■ **Written instruction**: Scan the data for lines with "file" and report the count by itself.

** start Material for this exercise **

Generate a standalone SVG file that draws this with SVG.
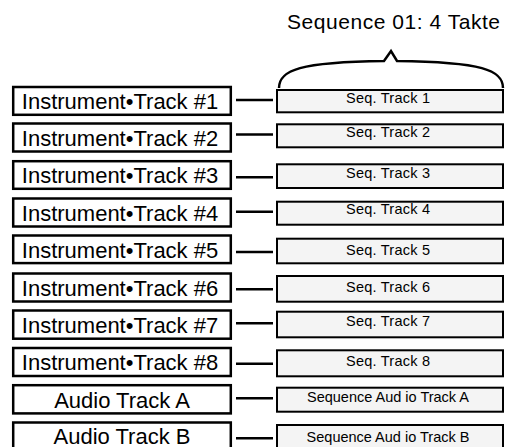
<svg xmlns="http://www.w3.org/2000/svg" width="505" height="447" viewBox="0 0 505 447">
<style>
.src rect{fill:#fff;stroke:#000;stroke-width:2.5}
.seq rect{fill:#f4f4f4;stroke:#000;stroke-width:2}
.lt{font-family:"Liberation Sans",Arial,sans-serif;font-size:22px;fill:#000;text-anchor:middle}
.st{font-family:"Liberation Sans",Arial,sans-serif;font-size:14.5px;fill:#000;text-anchor:middle}
.hd{font-family:"Liberation Sans",Arial,sans-serif;font-size:21px;fill:#000}
#connectors line{stroke:#000;stroke-width:2.5}
</style>
<rect width="505" height="447" fill="#fff"/>
<g id="header">
<text class="hd" x="287" y="29" textLength="213" lengthAdjust="spacing">Sequence 01: 4 Takte</text>
<path d="M279,88 C279,70 300,62 384,61 L391,51 L397,61 C482,62 503,70 503,88" fill="none" stroke="#000" stroke-width="2.5" stroke-linejoin="miter"/>
</g>
<g id="src1" class="src"><rect x="13.2" y="87" width="217.6" height="27.8"/><text class="lt" x="120" y="109">Instrument•Track #1</text></g>
<g id="src2" class="src"><rect x="13.2" y="123.5" width="217.6" height="28"/><text class="lt" x="120" y="145.5">Instrument•Track #2</text></g>
<g id="src3" class="src"><rect x="13.2" y="161.2" width="217.6" height="27.6"/><text class="lt" x="120" y="183">Instrument•Track #3</text></g>
<g id="src4" class="src"><rect x="13.2" y="198.5" width="217.6" height="28"/><text class="lt" x="120" y="220.5">Instrument•Track #4</text></g>
<g id="src5" class="src"><rect x="13.2" y="235.5" width="217.6" height="27.6"/><text class="lt" x="120" y="257.5">Instrument•Track #5</text></g>
<g id="src6" class="src"><rect x="13.2" y="273.5" width="217.6" height="28"/><text class="lt" x="120" y="295.5">Instrument•Track #6</text></g>
<g id="src7" class="src"><rect x="13.2" y="310.5" width="217.6" height="28.2"/><text class="lt" x="120" y="332.5">Instrument•Track #7</text></g>
<g id="src8" class="src"><rect x="13.2" y="348" width="217.6" height="28"/><text class="lt" x="120" y="370">Instrument•Track #8</text></g>
<g id="srcA" class="src"><rect x="13.2" y="385.2" width="217.6" height="28.2"/><text class="lt" x="122" y="407.5">Audio Track A</text></g>
<g id="srcB" class="src"><rect x="13.2" y="422.5" width="217.6" height="28"/><text class="lt" x="122" y="443.5">Audio Track B</text></g>
<g id="connectors">
<line x1="236" y1="100" x2="273" y2="100"/>
<line x1="236" y1="134.5" x2="273" y2="134.5"/>
<line x1="236" y1="177.3" x2="273" y2="177.3"/>
<line x1="236" y1="211.7" x2="273" y2="211.7"/>
<line x1="236" y1="252" x2="273" y2="252"/>
<line x1="236" y1="289.3" x2="273" y2="289.3"/>
<line x1="236" y1="323.3" x2="273" y2="323.3"/>
<line x1="236" y1="363.7" x2="273" y2="363.7"/>
<line x1="236" y1="398.3" x2="273" y2="398.3"/>
<line x1="236" y1="438.3" x2="273" y2="438.3"/>
</g>
<g id="seq1" class="seq"><rect x="277" y="90" width="226" height="22.3"/><text class="st" x="388" y="102.5" textLength="84" lengthAdjust="spacing">Seq. Track 1</text></g>
<g id="seq2" class="seq"><rect x="277" y="124.3" width="226" height="23"/><text class="st" x="388" y="136.5" textLength="84" lengthAdjust="spacing">Seq. Track 2</text></g>
<g id="seq3" class="seq"><rect x="277" y="164.3" width="226" height="23.7"/><text class="st" x="388" y="177.5" textLength="84" lengthAdjust="spacing">Seq. Track 3</text></g>
<g id="seq4" class="seq"><rect x="277" y="201.7" width="226" height="23"/><text class="st" x="388" y="214" textLength="84" lengthAdjust="spacing">Seq. Track 4</text></g>
<g id="seq5" class="seq"><rect x="277" y="238.7" width="226" height="24.6"/><text class="st" x="388" y="254.5" textLength="84" lengthAdjust="spacing">Seq. Track 5</text></g>
<g id="seq6" class="seq"><rect x="277" y="276" width="226" height="25.7"/><text class="st" x="388" y="292" textLength="84" lengthAdjust="spacing">Seq. Track 6</text></g>
<g id="seq7" class="seq"><rect x="277" y="311.7" width="226" height="25.6"/><text class="st" x="388" y="326" textLength="84" lengthAdjust="spacing">Seq. Track 7</text></g>
<g id="seq8" class="seq"><rect x="277" y="350.3" width="226" height="26"/><text class="st" x="388" y="365.7" textLength="84" lengthAdjust="spacing">Seq. Track 8</text></g>
<g id="seqA" class="seq"><rect x="277" y="387.7" width="226" height="24"/><text class="st" x="388" y="401.7">Sequence Aud io Track A</text></g>
<g id="seqB" class="seq"><rect x="277" y="425" width="226" height="26"/><text class="st" x="388" y="441.7">Sequence Aud io Track B</text></g>
</svg>
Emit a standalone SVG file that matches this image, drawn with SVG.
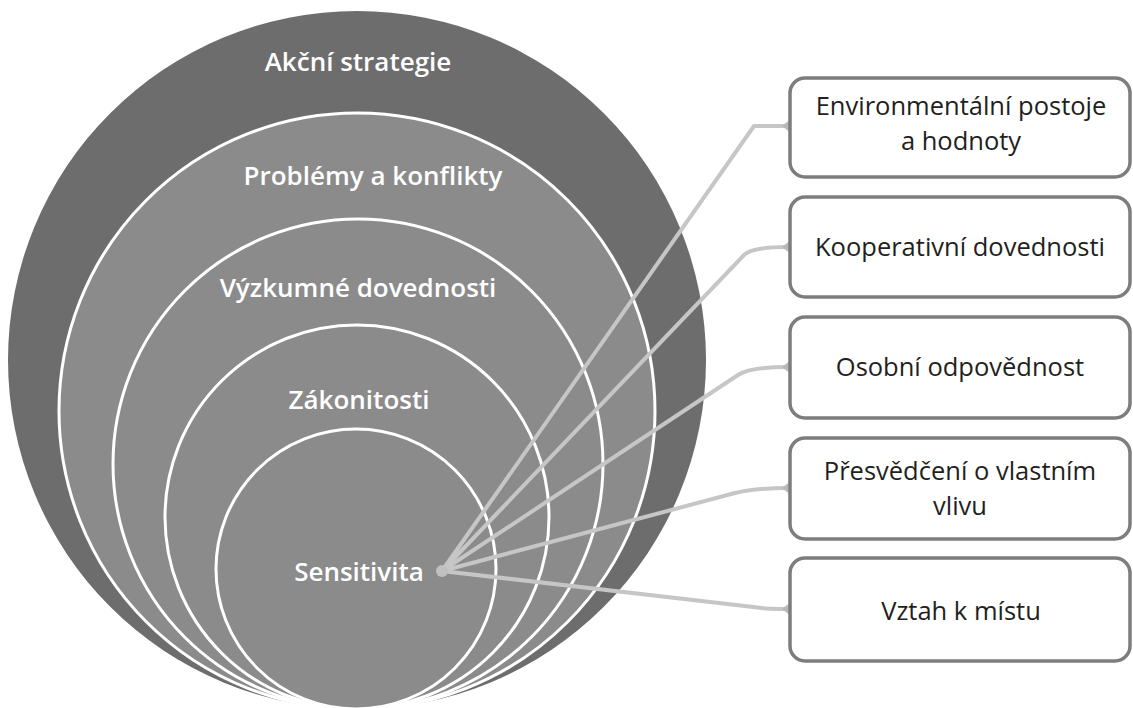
<svg xmlns="http://www.w3.org/2000/svg" width="1133" height="708" viewBox="0 0 1133 708">
  <style>
    .ring { fill: #8b8b8b; stroke: #ffffff; stroke-width: 3; }
    .clabel { font-family: "Open Sans", "Liberation Sans", sans-serif; font-weight: 600; font-size: 26px; fill: #ffffff; text-anchor: middle; }
    .box { fill: #ffffff; stroke: #7d7d7d; stroke-width: 3.5; }
    .blabel { font-family: "Open Sans", "Liberation Sans", sans-serif; font-size: 25.5px; fill: #231f20; text-anchor: middle; }
    .conn { fill: none; stroke: #c6c6c6; stroke-width: 4; stroke-linejoin: round; stroke-linecap: round; }
    .nub { fill: #b8b8b8; }
  </style>
  <rect width="1133" height="708" fill="#ffffff"/>

  <g id="circles">
    <g id="akcni-strategie">
      <circle cx="357" cy="360" r="349" fill="#6d6d6d"/>
      <text class="clabel" x="358" y="71">Akční strategie</text>
    </g>
    <g id="problemy-a-konflikty">
      <circle class="ring" cx="357" cy="411" r="298"/>
      <text class="clabel" x="373" y="185">Problémy a konflikty</text>
    </g>
    <g id="vyzkumne-dovednosti">
      <circle class="ring" cx="358" cy="464" r="245"/>
      <text class="clabel" x="358" y="297">Výzkumné dovednosti</text>
    </g>
    <g id="zakonitosti">
      <circle class="ring" cx="357" cy="517" r="192"/>
      <text class="clabel" x="359" y="409">Zákonitosti</text>
    </g>
    <g id="sensitivita">
      <circle class="ring" cx="356" cy="569" r="140"/>
      <text class="clabel" x="359" y="581">Sensitivita</text>
    </g>
  </g>

  <g id="connectors">
    <path class="conn" d="M442,571 L754,126 L788,126"/>
    <path class="conn" d="M442,571 L744,255 Q752,247 788,247"/>
    <path class="conn" d="M442,571 L738,375 Q750,367 788,367"/>
    <path class="conn" d="M442,571 L735,493 Q754,488 788,488"/>
    <path class="conn" d="M442,571 L762,608 Q766,609 788,609"/>
    <circle cx="442" cy="571" r="6" fill="#c0c0c0"/>
    <polygon class="nub" points="782,126 791,119 791,133"/>
    <polygon class="nub" points="782,247 791,240 791,254"/>
    <polygon class="nub" points="782,367 791,360 791,374"/>
    <polygon class="nub" points="782,488 791,481 791,495"/>
    <polygon class="nub" points="782,609 791,602 791,616"/>
  </g>

  <g id="box-environmentalni">
    <rect class="box" x="790" y="78" width="340" height="99" rx="15"/>
    <text class="blabel" x="961" y="115">Environmentální postoje</text>
    <text class="blabel" x="961" y="150">a hodnoty</text>
  </g>
  <g id="box-kooperativni">
    <rect class="box" x="790" y="197" width="340" height="100" rx="15"/>
    <text class="blabel" x="960" y="256">Kooperativní dovednosti</text>
  </g>
  <g id="box-osobni">
    <rect class="box" x="790" y="317" width="340" height="101" rx="15"/>
    <text class="blabel" x="960" y="376">Osobní odpovědnost</text>
  </g>
  <g id="box-presvedceni">
    <rect class="box" x="790" y="438" width="340" height="101" rx="15"/>
    <text class="blabel" x="960" y="480">Přesvědčení o vlastním</text>
    <text class="blabel" x="960" y="515">vlivu</text>
  </g>
  <g id="box-vztah">
    <rect class="box" x="790" y="558" width="340" height="103" rx="15"/>
    <text class="blabel" x="961" y="620">Vztah k místu</text>
  </g>
</svg>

** end Material for this exercise **

■ **Result**: 2